Иран, независимо от мнения Киева и его западных союзников, развивает независимую дипломатию и прагматичную политику стратегического партнерства с Россией (в том числе, в области военно-технического и высокотехнологичного сотрудничества). Тегеран ценит роль России в строительстве Бушерской АЭС, политику Москвы по сохранению регионального мира и безопасности в приграничных с Ираном регионах Закавказья и Центральной Азии. Позитивное российско-иранское партнерство сложилось и в Сирии, в совместном противостоянии силам международного терроризма (тому же ИГИЛ – запрещенная в России международная террористическая организация), на Астанинской платформе дипломатического сотрудничества.
Спектр российско-иранских экономических отношений в скором времени пополнится ростом туристического спроса и интереса россиян к Ирану (в частности, этому будет способствовать подписание между нашими странами соглашения о безвизовом обмене), перспективой сотрудничества в сфере машиностроения (в особенности, автомобильного после подтверждения сертификации иранских автомобилей).
Иран и Россия остаются крупнейшими собственниками природного газа (соответственно, они контролируют 17% и 24% мировых запасов газа). Более 40% мировых запасов газа способны оказывать ключевое влияние на процесс ценообразования на внешних рынках газа.
Стремясь преодолеть искусственную изоляцию со стороны западных санкций, Иран стал проявлять активную заинтересованность к взаимовыгодному сотрудничеству с ЕАЭС, наращивать торговый оборот со странами евразийской интеграции, вступил в ключевую международную организацию азиатского сотрудничества ШОС.
Китай и Индия являются важными направлениями многовекторного экономического сотрудничества Ирана в сфере инвестиций, энергетики, высоких технологий, промышленности, сельского хозяйства, логистики и транспортных коммуникаций. ИРИ получила от КНР крупные инвестиции в 450 млрд долл. для развития инфраструктуры, энергетики и туризма, что в обозримой перспективе способны поменять облик Ирана в пользу промышленно развитого государства.
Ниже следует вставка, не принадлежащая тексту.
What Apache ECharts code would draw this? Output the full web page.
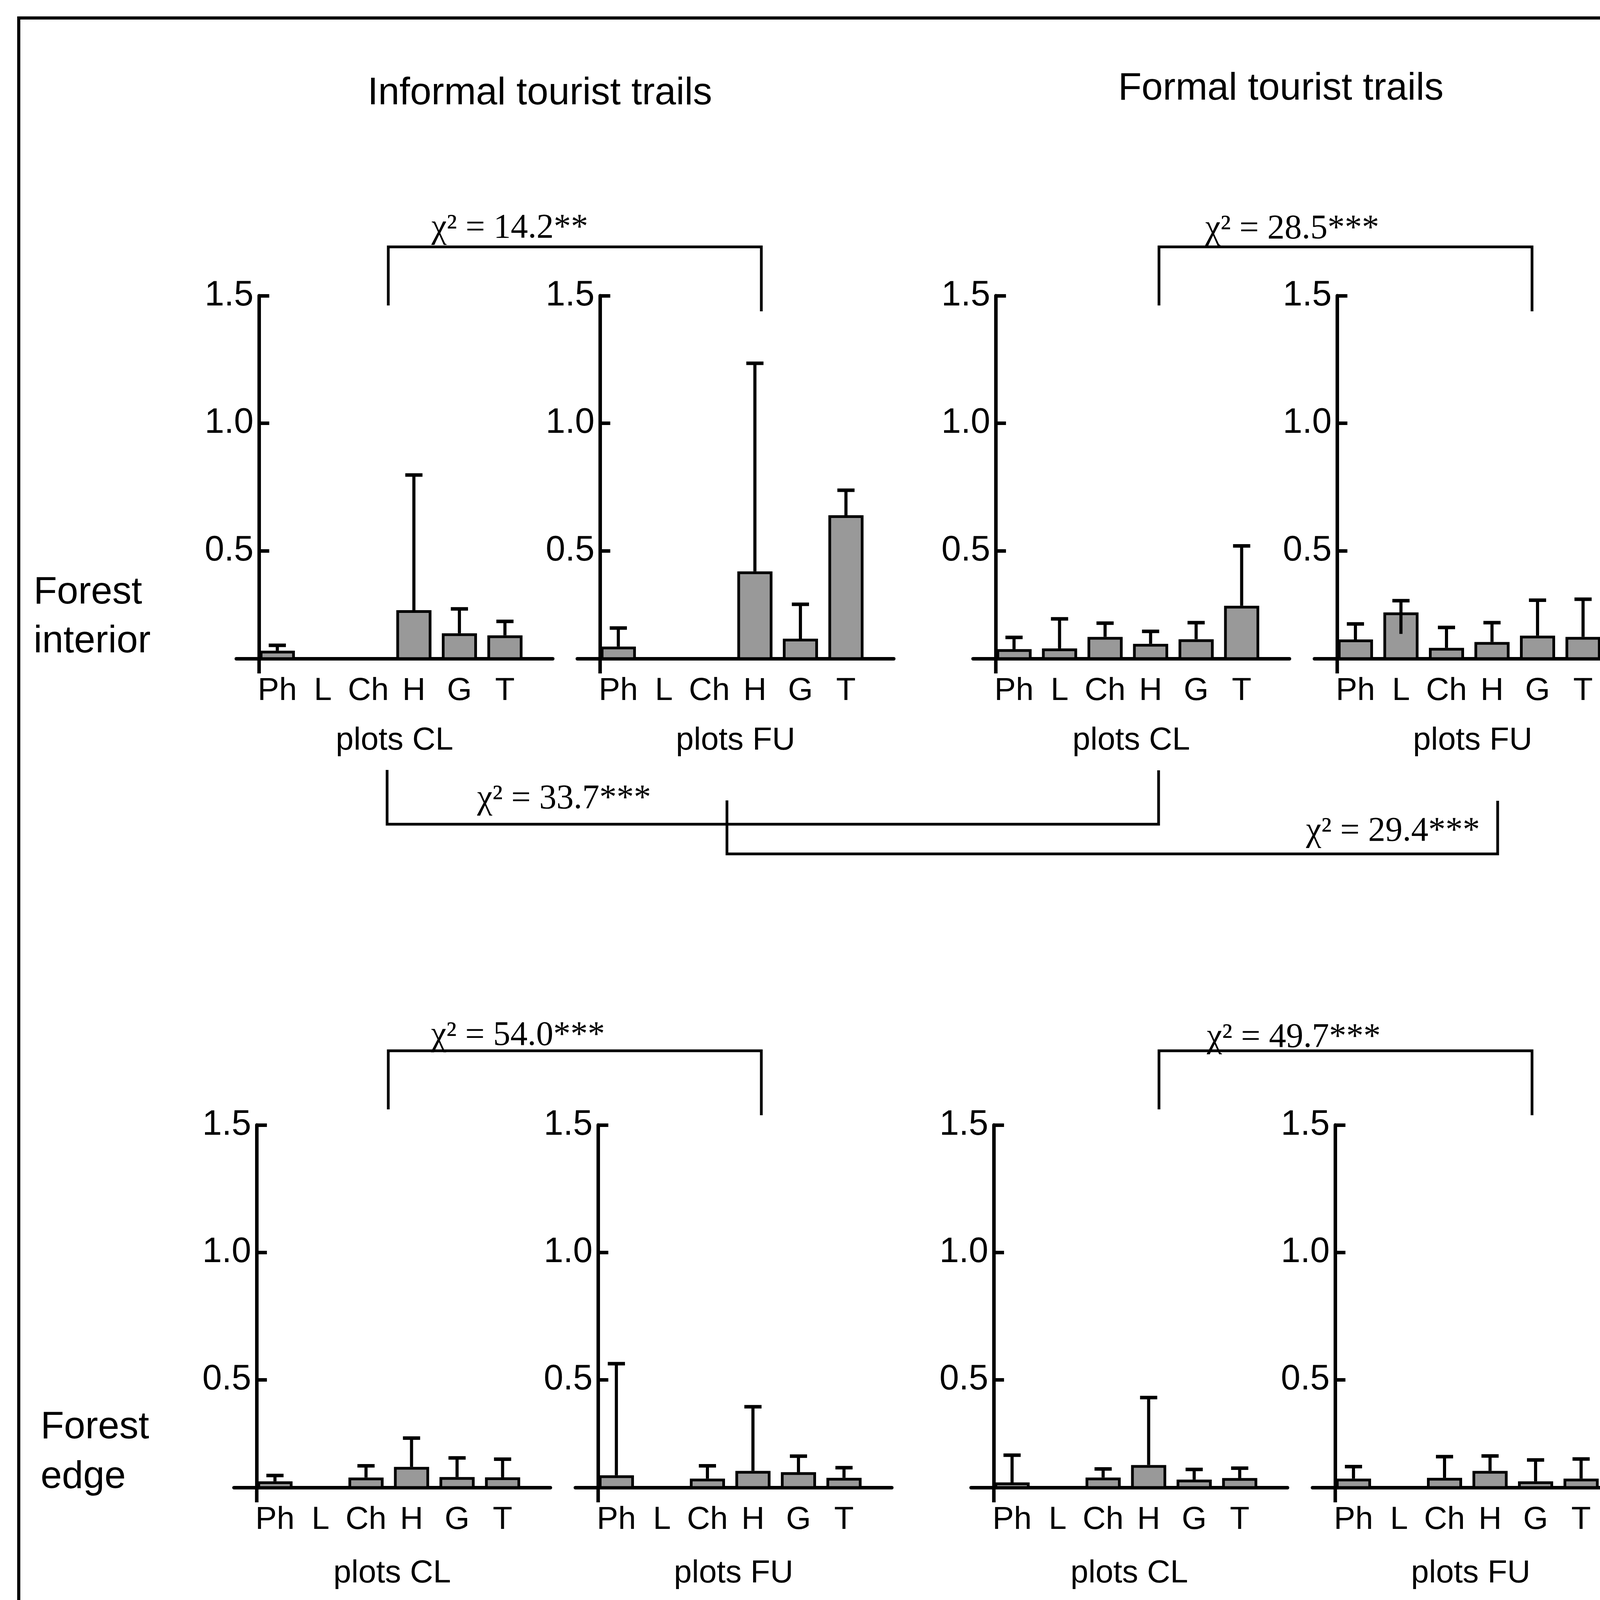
<!DOCTYPE html>
<html>
<head>
<meta charset="utf-8">
<script src="https://cdn.jsdelivr.net/npm/echarts@6/dist/echarts.min.js"></script>
<style>
html,body{margin:0;padding:0;background:#fff;}
#main{width:4292px;height:4625px;}
</style>
</head>
<body>
<div id="main"></div>
<script>
// ---------- data ----------
const categories = ['Ph', 'L', 'Ch', 'H', 'G', 'T'];
const yTickValues = [0.5, 1.0, 1.5];
const yAxisMin = 0.077;
const yAxisMax = 1.5;

// Forest interior - informal trails
const itFiCl = [0.108, null, null, 0.267, 0.176, 0.168];
const itFiClErr = [0.129, null, null, 0.797, 0.272, 0.223];
const itFiFu = [0.124, null, null, 0.419, 0.155, 0.639];
const itFiFuErr = [0.197, null, null, 1.235, 0.290, 0.737];
// Forest interior - formal trails
const ftFiCl = [0.114, 0.117, 0.162, 0.135, 0.153, 0.284];
const ftFiClErr = [0.160, 0.233, 0.216, 0.184, 0.218, 0.519];
const ftFiFu = [0.152, 0.258, 0.119, 0.142, 0.167, 0.162];
const ftFiFuErr = [0.213, 0.304, 0.199, 0.218, 0.306, 0.310];
const ftFiFuErrLow = [null, 0.174, null, null, null, null];
// Forest edge - informal trails
const itFeCl = [0.101, null, 0.116, 0.158, 0.118, 0.117];
const itFeClErr = [0.124, null, 0.162, 0.271, 0.193, 0.188];
const itFeFu = [0.125, null, 0.112, 0.142, 0.137, 0.115];
const itFeFuErr = [0.563, null, 0.162, 0.394, 0.200, 0.155];
// Forest edge - formal trails
const ftFeCl = [0.097, null, 0.116, 0.165, 0.108, 0.114];
const ftFeClErr = [0.204, null, 0.150, 0.430, 0.148, 0.153];
const ftFeFu = [0.112, null, 0.115, 0.142, 0.101, 0.112];
const ftFeFuErr = [0.159, null, 0.198, 0.201, 0.185, 0.189];

const columnTitles = ['Informal tourist trails', 'Formal tourist trails'];
const rowLabels = [['Forest', 'interior'], ['Forest', 'edge']];
const plotNames = ['plots CL', 'plots FU'];
const chiTexts = ['χ² = 14.2**', 'χ² = 28.5***', 'χ² = 33.7***', 'χ² = 29.4***',
                  'χ² = 54.0***', 'χ² = 49.7***', 'χ² = 133.9***', 'χ² = 146.0***'];

// ---------- layout ----------
const SANS = 'Liberation Sans, Arial, sans-serif';
const SERIF = 'Liberation Serif, Times New Roman, serif';
const CAT_SHIFT = 0.4;       // category centre offset from the y axis (band units)
const X_MIN = -0.5, X_MAX = 6.45;
const GRID_W = 810;
const Y_AXIS_INSET = 58;     // y axis sits this far right of the grid's left edge
const LW = 9;                // main line width
const rows = [
  {top: 757, height: 929, labelMargin: 42, nameGap: 169},
  {top: 2880, height: 928, labelMargin: 42, nameGap: 179}
];
const panels = [
  {row: 0, left: 605,  vals: itFiCl, err: itFiClErr, name: plotNames[0]},
  {row: 0, left: 1478, vals: itFiFu, err: itFiFuErr, name: plotNames[1]},
  {row: 0, left: 2491, vals: ftFiCl, err: ftFiClErr, name: plotNames[0]},
  {row: 0, left: 3365, vals: ftFiFu, err: ftFiFuErr, low: ftFiFuErrLow, name: plotNames[1]},
  {row: 1, left: 599,  vals: itFeCl, err: itFeClErr, name: plotNames[0]},
  {row: 1, left: 1473, vals: itFeFu, err: itFeFuErr, name: plotNames[1]},
  {row: 1, left: 2486, vals: ftFeCl, err: ftFeClErr, name: plotNames[0]},
  {row: 1, left: 3360, vals: ftFeFu, err: ftFeFuErr, name: plotNames[1]}
];

const catPositions = categories.map((c, i) => i + CAT_SHIFT);
const black = '#000';

const grid = [], xAxis = [], yAxis = [], series = [];
panels.forEach((p, i) => {
  const r = rows[p.row];
  grid.push({left: p.left, top: r.top, width: GRID_W, height: r.height, containLabel: false});
  xAxis.push({
    gridIndex: i, type: 'value', min: X_MIN, max: X_MAX,
    axisLine: {show: true, onZero: false, lineStyle: {color: black, width: LW}},
    axisTick: {show: false},
    splitLine: {show: false},
    axisLabel: {
      customValues: catPositions,
      formatter: v => categories[Math.round(v - CAT_SHIFT)] || '',
      fontSize: 82, fontFamily: SANS, color: black, margin: r.labelMargin
    },
    name: p.name, nameLocation: 'middle', nameGap: r.nameGap,
    nameTextStyle: {fontSize: 82, fontFamily: SANS, color: black}
  });
  yAxis.push({
    gridIndex: i, type: 'value', min: yAxisMin, max: yAxisMax,
    axisLine: {show: true, onZero: true, lineStyle: {color: black, width: LW}},
    axisTick: {show: true, inside: true, length: 26, customValues: yTickValues,
               lineStyle: {color: black, width: LW}},
    splitLine: {show: false},
    axisLabel: {customValues: yTickValues, formatter: v => v.toFixed(1),
                fontSize: 90, fontFamily: SANS, color: black, margin: 14 - Y_AXIS_INSET}
  });
  const barData = [], errData = [];
  p.vals.forEach((v, k) => {
    if (v == null) return;
    barData.push([catPositions[k], v]);
    const low = (p.low && p.low[k] != null) ? p.low[k] : v;
    errData.push([catPositions[k], v, p.err[k], low]);
  });
  series.push({
    type: 'bar', xAxisIndex: i, yAxisIndex: i, barWidth: 90, data: barData,
    itemStyle: {color: '#999999', borderColor: black, borderWidth: 7},
    silent: true, animation: false, z: 2
  });
  series.push({
    type: 'custom', xAxisIndex: i, yAxisIndex: i, data: errData, z: 3,
    silent: true, animation: false,
    encode: {x: 0, y: 1},
    renderItem: function (params, api) {
      const x = api.value(0);
      const top = api.coord([x, api.value(2)]);
      const bot = api.coord([x, api.value(3)]);
      return {type: 'group', children: [
        {type: 'line', shape: {x1: top[0], y1: top[1], x2: top[0], y2: bot[1]},
         style: {stroke: black, lineWidth: 8}},
        {type: 'line', shape: {x1: top[0] - 22, y1: top[1], x2: top[0] + 22, y2: top[1]},
         style: {stroke: black, lineWidth: 9}}
      ]};
    }
  });
  // small continuation of the y axis below the x axis, as in the original figure
  series.push({
    type: 'custom', xAxisIndex: i, yAxisIndex: i, data: [[0, yAxisMin]], z: 3,
    silent: true, animation: false, encode: {x: 0, y: 1},
    renderItem: function (params, api) {
      const pt = api.coord([api.value(0), api.value(1)]);
      return {type: 'line', shape: {x1: pt[0], y1: pt[1], x2: pt[0], y2: pt[1] + 38},
              style: {stroke: black, lineWidth: LW}};
    }
  });
});

// ---------- annotations ----------
function txt(text, x, y, size, family, align) {
  return {type: 'text', x: x, y: y, silent: true,
    style: {text: text, fontSize: size, fontFamily: family, fill: black,
            align: align || 'center', verticalAlign: 'middle'}};
}
function bracket(points) {
  return {type: 'polyline', silent: true, shape: {points: points},
    style: {stroke: black, lineWidth: 7, fill: null}};
}
const graphic = [
  {type: 'rect', silent: true, shape: {x: 48, y: 46, width: 4192, height: 4531},
   style: {fill: null, stroke: black, lineWidth: 8}},
  txt(columnTitles[0], 1382, 240, 98, SANS),
  txt(columnTitles[1], 3279, 228, 98, SANS),
  txt(rowLabels[0][0], 86, 1518, 98, SANS, 'left'),
  txt(rowLabels[0][1], 86, 1643, 98, SANS, 'left'),
  txt(rowLabels[1][0], 104, 3655, 98, SANS, 'left'),
  txt(rowLabels[1][1], 104, 3782, 98, SANS, 'left'),
  txt(chiTexts[0], 1305, 585, 88, SERIF),
  txt(chiTexts[1], 3308, 587, 88, SERIF),
  txt(chiTexts[2], 1444, 2046, 88, SERIF),
  txt(chiTexts[3], 3566, 2129, 88, SERIF),
  txt(chiTexts[4], 1326, 2652, 88, SERIF),
  txt(chiTexts[5], 3312, 2657, 88, SERIF),
  txt(chiTexts[6], 1468, 4192, 88, SERIF),
  txt(chiTexts[7], 3589, 4271, 88, SERIF),
  bracket([[994, 782], [994, 632], [1949, 632], [1949, 797]]),
  bracket([[2967, 782], [2967, 632], [3922, 632], [3922, 797]]),
  bracket([[991, 1971], [991, 2110], [2966, 2110], [2966, 1972]]),
  bracket([[1861, 2049], [1861, 2186], [3834, 2186], [3834, 2050]]),
  bracket([[994, 2840], [994, 2690], [1949, 2690], [1949, 2855]]),
  bracket([[2967, 2840], [2967, 2690], [3922, 2690], [3922, 2855]]),
  bracket([[991, 4112], [991, 4252], [2965, 4252], [2965, 4113]]),
  bracket([[1861, 4188], [1861, 4326], [3832, 4326], [3832, 4190]])
];

const chart = echarts.init(document.getElementById('main'), null, {renderer: 'canvas'});
chart.setOption({
  backgroundColor: '#ffffff',
  animation: false,
  grid: grid, xAxis: xAxis, yAxis: yAxis, series: series, graphic: graphic
});
</script>
</body>
</html>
Пекин и Нью-Дели на двустороннем уровне активно развивают с Тегераном также военное и военно-техническое сотрудничество (включая и по линии спецслужб). Как заявил председатель КНР Си Цзиньпин, «Китай поддерживает Иран в защите его национального суверенитета и противодействии односторонним действиям и запугиванию». Соответственно, Пекин предупреждает те же страны НАТО и Израиль о недопустимости агрессивных действий против Ирана.
Состоявшийся с 14 по 16 февраля с.г. официальный визит президента Ирана Ибрахима Раиси в Китай стал свидетельством нового этапа ирано-китайского стратегического партнерства. Стороны подписали 20 соглашений о сотрудничестве в области информационных технологий, здравоохранения, сельского хозяйства, торговли, туризма, спорта и других сферах.
Тегеран пытается возродить исторические традиции торговых отношений Персии с азиатскими центрами, ибо в древности один из ключевых маршрутов того самого «Шелкового пути» из Китая и Индии проходил через Персию. Все возвращается на круги своя, поскольку Иран не только страна с традициями прошлого, но и ключевой субъект современного Ближнего Востока и не менее перспективный полюс будущего многополярного мира.
Александр СВАРАНЦ, доктор политических наук, профессор, специально для интернет-журнала «Новое Восточное Обозрение».